Mein Schreiben. Täglich.

Teilen Sie mit mir unbeschwerte und schwere Gedanken in Prosa oder Lyrik und versuchen Sie, Grau in Blau zu verwandeln - unter welchem Himmel auch immer.

Mir fällt das oft selbst schwer genug...


Voller Sensationen fern aller Rekorde

∞  27 Mai 2011, 17:57

Die Sensation eines stimmigen Alltags, eines gewöhnlichen aber gelungenen Tages, einer stillen Verrichtung, eines Stücks Frieden. Oft werden wir glauben, wir könnten das alles nicht festhalten, es würde uns durch die Finger rinnen wie Sand. Wahrscheinlicher aber ist, dass jeder solche Tag des Friedens einen Stein auf jene Mauer häuft, hinter der wir allen Stürmen trotzen können – ohne je eine entsprechende Bestätigung “von aussen” zu benötigen.


Rekorde machen unsterblich. Der beste Tennisspieler der Geschichte. Der erfolgreichste CEO eines Unternehmens. Der Beste. Der Schönste.

Und was ist das alles wert, wenn man zurück blickt?

Was wäre, wenn der schönste Rekord darin bestünde, eine längst bekannte Pflanze ganz neu angesehen zu haben?
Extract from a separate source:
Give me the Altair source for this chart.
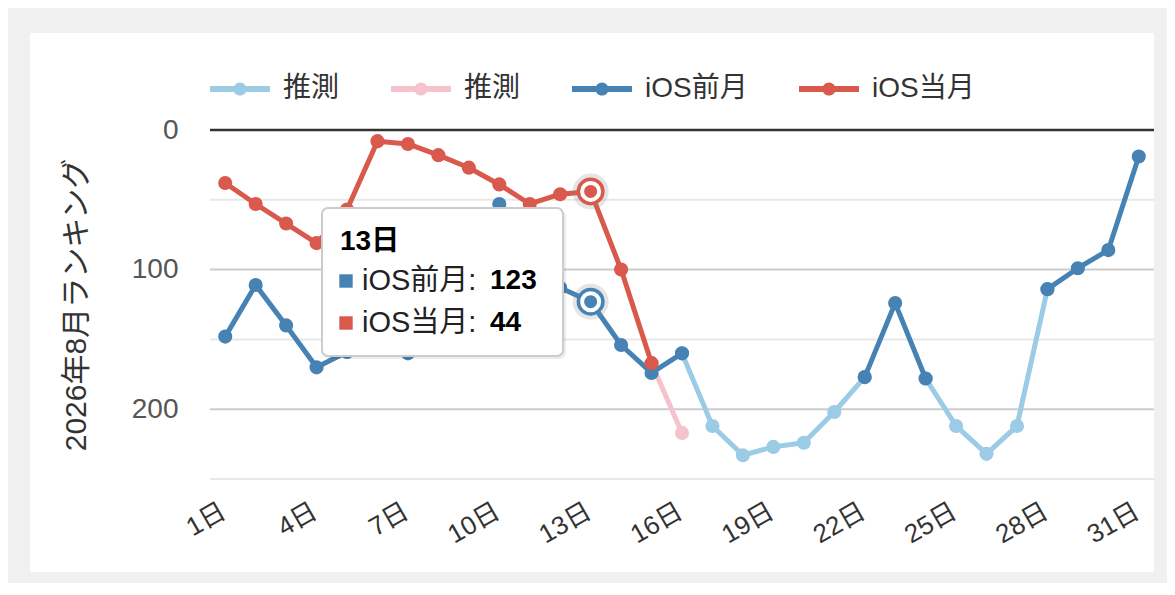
import altair as alt
import pandas as pd

# ---------------- data ----------------
days = list(range(1, 32))
tick_days = [1, 4, 7, 10, 13, 16, 19, 22, 25, 28, 31]

ios_prev = [148, 111, 140, 170, 159, 150, 160, 128, 92, 53, 88, 113, 123, 154, 174, 160,
            None, None, None, None, None, 177, 124, 178, None, None, None, 114, 99, 86, 19]
ios_cur = [38, 53, 67, 81, 57, 8, 10, 18, 27, 39, 53, 46, 44, 100, 167] + [None] * 16
pred_prev = [None] * 15 + [160, 212, 233, 227, 224, 202, 177, None, 178, 212, 232, 212, 114,
                           None, None, None]
pred_cur = [None] * 14 + [167, 217] + [None] * 15

series_names = ["推測A", "推測B", "iOS前月", "iOS当月"]
series_colors = ["#9ccbe6", "#f6c2cd", "#4682b4", "#d9594c"]
series_values = [pred_prev, pred_cur, ios_prev, ios_cur]

grid_values = [0, 50, 100, 150, 200, 250]
hl_day = 13

FONT = "Liberation Sans, Noto Sans CJK JP, sans-serif"

# long table with path segments (gaps break lines)
rows = []
seg = 0
for name, vals in zip(series_names, series_values):
    prev_ok = False
    for d, v in zip(days, vals):
        if v is None:
            prev_ok = False
            continue
        if not prev_ok:
            seg += 1
        rows.append({"day": d, "rank": v, "series": name, "seg": seg})
        prev_ok = True
df = pd.DataFrame(rows)

grid_df = pd.DataFrame({
    "rank": grid_values,
    "gc": ["#333333" if g == 0 else ("#cccccc" if g % 100 == 0 else "#e8e8e8") for g in grid_values],
    "gw": [2.5 if g == 0 else 2 for g in grid_values],
})

one = pd.DataFrame({"k": [0]})

# ---------------- encodings ----------------
color_scale = alt.Scale(domain=series_names, range=series_colors)

x_enc = alt.X(
    "day:Q",
    scale=alt.Scale(domain=[0.5, 31.5], nice=False, zero=False),
    axis=alt.Axis(values=tick_days, labelExpr="datum.value + '日'", grid=False, ticks=False,
                  domain=False, labelAngle=-30, labelAlign="right", labelBaseline="middle",
                  labelFontSize=26, labelColor="#333333", labelFont=FONT, labelPadding=30,
                  labelOffset=-2, zindex=1),
    title=None,
)
y_enc = alt.Y(
    "rank:Q",
    scale=alt.Scale(domain=[0, 250], reverse=True, nice=False, zero=False),
    axis=alt.Axis(values=[0, 100, 200], grid=False, ticks=False, domain=False,
                  labelFontSize=28, labelColor="#555555", labelFont=FONT, labelPadding=32,
                  titleFontSize=30, titleColor="#333333", titleFont=FONT,
                  titleFontWeight="normal", titlePadding=40, zindex=1),
    title="2026年8月ランキング",
)

SYMBOL = ("M-1,-0.1H1V0.1H-1Z "
          "M-0.22,0A0.22,0.22 0 1,1 0.22,0A0.22,0.22 0 1,1 -0.22,0Z")

legend = alt.Legend(
    title=None, orient="none", legendX=0, legendY=-71, direction="horizontal",
    symbolType=SYMBOL, symbolSize=3600, symbolStrokeWidth=0, symbolOpacity=1,
    labelFontSize=28, labelFont=FONT, labelColor="#333333", labelOffset=13,
    columnPadding=51, labelExpr="slice(datum.label, 0, 2) == '推測' ? '推測' : datum.label",
    zindex=1,
)

# ---------------- layers ----------------
card = alt.Chart(one).mark_rect(color="white").encode(
    x=alt.value(-180), x2=alt.value(944), y=alt.value(-97), y2=alt.value(442)
)

grid = alt.Chart(grid_df).mark_rule().encode(
    y=y_enc,
    color=alt.Color("gc:N", scale=None),
    strokeWidth=alt.StrokeWidth("gw:Q", scale=None),
)


def series_layers(names):
    sub = df[df["series"].isin(names)]
    line = alt.Chart(sub).mark_line(strokeWidth=5, strokeCap="round", strokeJoin="round").encode(
        x=x_enc, y=y_enc,
        color=alt.Color("series:N", scale=color_scale, legend=legend),
        detail="seg:N",
    )
    pts = alt.Chart(sub).mark_point(filled=True, size=200, opacity=1).encode(
        x=x_enc, y=y_enc,
        color=alt.Color("series:N", scale=color_scale, legend=legend),
    )
    return [line, pts]


layers = [card, grid]
layers += series_layers(["推測A", "推測B"])
layers += series_layers(["iOS前月"])
layers += series_layers(["iOS当月"])

# highlighted points for the hovered day
hl_vals = [ios_prev[hl_day - 1], ios_cur[hl_day - 1]]
hl_cols = [series_colors[2], series_colors[3]]
for v, col in zip(hl_vals, hl_cols):
    hdf = pd.DataFrame({"day": [hl_day], "rank": [v]})
    base = alt.Chart(hdf)
    layers.append(base.mark_point(filled=True, size=1300, color="#888888", opacity=0.22).encode(x=x_enc, y=y_enc))
    layers.append(base.mark_point(filled=True, size=600, fill="white", stroke=col, strokeWidth=3.5,
                                  opacity=1).encode(x=x_enc, y=y_enc))
    layers.append(base.mark_point(filled=True, size=170, color=col, opacity=1).encode(x=x_enc, y=y_enc))

# tooltip box
TX0, TX1, TY0, TY1 = 112, 353, 78, 226
tip = alt.Chart(one)
layers.append(tip.mark_rect(color="#000000", opacity=0.08, cornerRadius=7).encode(
    x=alt.value(TX0 + 1), x2=alt.value(TX1 + 3), y=alt.value(TY0 + 2), y2=alt.value(TY1 + 3)))
layers.append(tip.mark_rect(fill="white", stroke="#cccccc", strokeWidth=2, cornerRadius=6).encode(
    x=alt.value(TX0), x2=alt.value(TX1), y=alt.value(TY0), y2=alt.value(TY1)))
layers.append(tip.mark_text(align="left", baseline="middle", fontSize=28, fontWeight="bold",
                            font=FONT, color="#000000").encode(
    x=alt.value(130), y=alt.value(112), text=alt.value(f"{hl_day}日")))

row_y = [151, 193]
row_names = ["iOS前月", "iOS当月"]
for ry, nm, v, col in zip(row_y, row_names, hl_vals, hl_cols):
    layers.append(tip.mark_point(shape="square", filled=True, size=180, color=col, opacity=1).encode(
        x=alt.value(136), y=alt.value(ry)))
    layers.append(tip.mark_text(align="left", baseline="middle", fontSize=29, font=FONT,
                                color="#222222").encode(
        x=alt.value(152), y=alt.value(ry), text=alt.value(f"{nm}:")))
    layers.append(tip.mark_text(align="left", baseline="middle", fontSize=28, fontWeight="bold",
                                font=FONT, color="#000000").encode(
        x=alt.value(280), y=alt.value(ry), text=alt.value(str(v))))

chart = alt.layer(*layers).properties(
    width=944,
    height=349,
    padding={"left": 202, "top": 122, "right": 13, "bottom": 104},
    autosize=alt.AutoSizeParams(type="none"),
    background="#f0f0f0",
).configure_view(strokeWidth=0)

chart.save("out.html", embed_options={"renderer": "svg", "actions": False})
Es kommt mir so vor, dass wir alle nach Marken streben, nach Wegmarken, die wir einschlagen können. Etwas erreicht haben, würde dann bedeuten, nicht vergebens gelebt zu haben?

Was, wenn genau in dieser Frage der grösste und kompromissloseste Egoismus gefragt ist? Dumm nur, dass er sich im stillen Kämmerchen austoben muss, in der ruhigsten und verschwiegensten Ecke, die es überhaupt gibt, mit uns und vor uns allein: Es ist die Frage, wie ich mit mir lebe? Wie bin ich zu mir selbst? Habe ich mich gern, auch wenn niemand sonst da ist, der mir bestätigen kann, dass ich liebenswert bin? Sehe ich meine Leistung, auch wenn ich nicht gelobt werde? Und wenn ich mich mit mir im Reinen fühle – vermeide ich es, dabei selbstgerecht zu werden? Alle diese Sensorien, mit denen ich meine Umgebung auf ihre Reaktionen über mich scanne – sie hindern mich im Grunde, genau diese Fragen so zu beantworten, wie sie gelten, wenn niemand (mehr) da ist, den sie interessieren. Bin ich auch dann an meiner Haltung interessiert? Habe ich damit wirklich ein Gefühl dafür, was ich soll, was ich bin und was mir wirklich gut tut?

Es gibt so unendlich viele Wege, mir selbst zu begegnen. Niemand soll zum Autisten werden, jede Person sollte achtsam mit anderen umgehen, aber niemand hätte es nötig, auf das Urteil anderer abzustellen, wenn nach den eigenen Werten gelebt werden könnte.

Wie, wenn der eigentliche Wert eines Menschenlebens uns allen klar sein könnte, wir ihn alle kennen, weil er in uns steckt, sich zeigt, wenn wir danach fragen, wir wirklich daran denken, dass wir ein Ende haben auf dieser Erde. Was würde das für uns bedeuten, für unser Zusammenleben und unsere Welt?

Wie viel Konsens gäbe es dann, wieviel Selbstverständlichkeit darin, dass ein jeder die Aufgaben übernimmt, für die er geschaffen und geeignet ist – weil eine jede Arbeit gleich viel zählt, die gleiche Achtung bekommt, einfach ihren Wert hat, als kleiner oder grosser Baustein.

Träumen ist erlaubt. Ja. Aber ein Stück dieses Traums wahr werden zu lassen, haben wir selbst in unserer Hand: Wir können uns jeden Tag neu bewusst machen, wie viel im Grunde die Alltäglichkeit in unserem Wohlbefinden ausmacht. Es sind die kleinen gewöhnlichen Dinge, welche ihren stillen Segen entfalten, wenn sie eingebettet sind in unseren zufriedenen Blick auf unsere kleine Welt.